The birthday tributes from civic groups like the New Enugu Group reflect genuine grassroots satisfaction with visible delivery on infrastructure promises, a rarity in Nigerian state governance. This matters because investor perception of gubernatorial competence directly correlates with project viability and timeline certainty—the two variables that determine ROI for European firms considering Sub-Saharan engagement.
**Market Implications for European Investors**
Three sectors warrant attention:
**1. Construction & Engineering Services**: European firms with experience in West African transportation and utility projects face structural demand. Mbah's road rehabilitation agenda requires international competitive bidding, and European contractors with track records in Nigerian conditions have competitive advantages over purely local firms.
**2. Industrial Real Estate Development**: The planned industrial zones represent greenfield opportunities for real estate funds seeking assets with 15-20 year lease-backs to multinational manufacturers. European pension funds and infrastructure vehicles increasingly seek African exposure through long-term, inflation-hedged real estate plays. Enugu's lower land costs relative to Lagos (45-60% discount) create attractive yield spreads.
**3. Power & Utilities**: Enugu's electricity infrastructure deficit remains acute. Private power generation, mini-grids, and solar distribution platforms require European technical expertise and capital. Mbah's administration has signaled openness to PPP structures, creating bankable opportunities for European energy finance.
**Execution Risk Remains Real**
The critical variable is delivery velocity. Nigerian state governors frequently announce ambitious programs that stall due to budget constraints, federal allocation disputes, or political disruption. Mbah's track record across his first term suggests competence, but the 2027 gubernatorial election cycle creates uncertainty in year 4-5 of multi-year projects.

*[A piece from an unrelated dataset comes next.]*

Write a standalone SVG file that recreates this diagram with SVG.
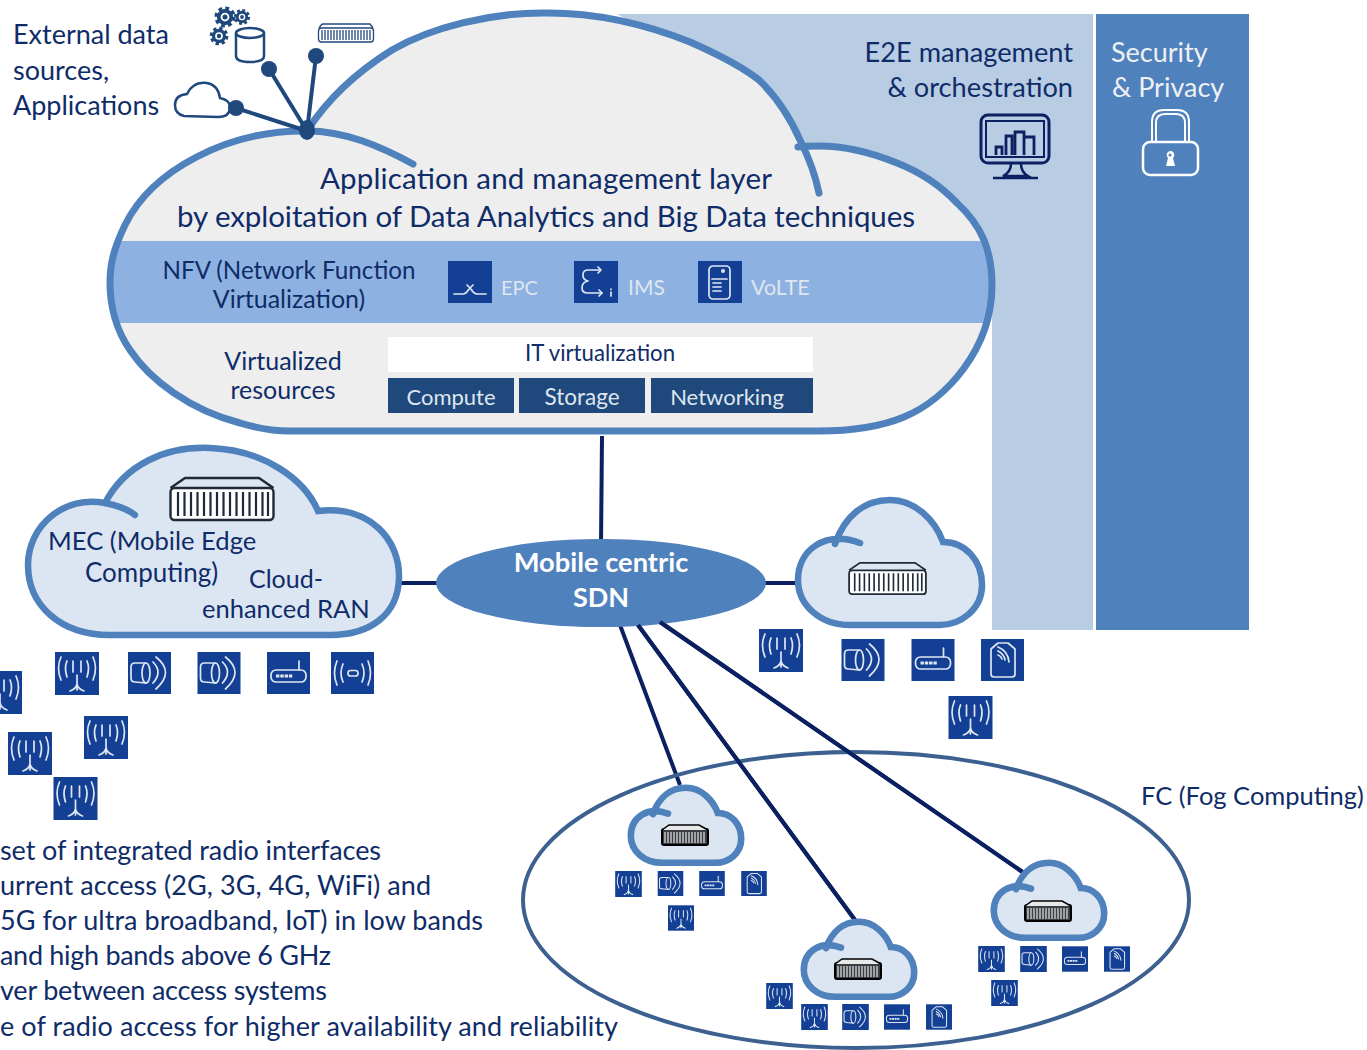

European investors should treat Enugu opportunities as medium-term (5-7 year) engagement windows, not long-term bets. Entering now allows first-mover advantage on feasibility studies and preliminary negotiations, positioning for project acceleration during Mbah's final term before the 2027 succession question becomes politically dominant.
Gateway Intelligence
European construction firms and infrastructure funds should immediately conduct feasibility studies on the Enugu-Port Harcourt corridor rehabilitation contract and the proposed Nsukka Industrial Zone development—both projects are in preliminary design phases and offer 6-9 month windows for competitive bidding preparation. Engage Enugu State's Ministry of Works directly through Nigerian chambers of commerce; current administrative momentum favors prepared bidders. Primary risk: federal funding delays typical in Nigerian state projects; mitigate by structuring proposals for mixed public-private financing rather than full government funding.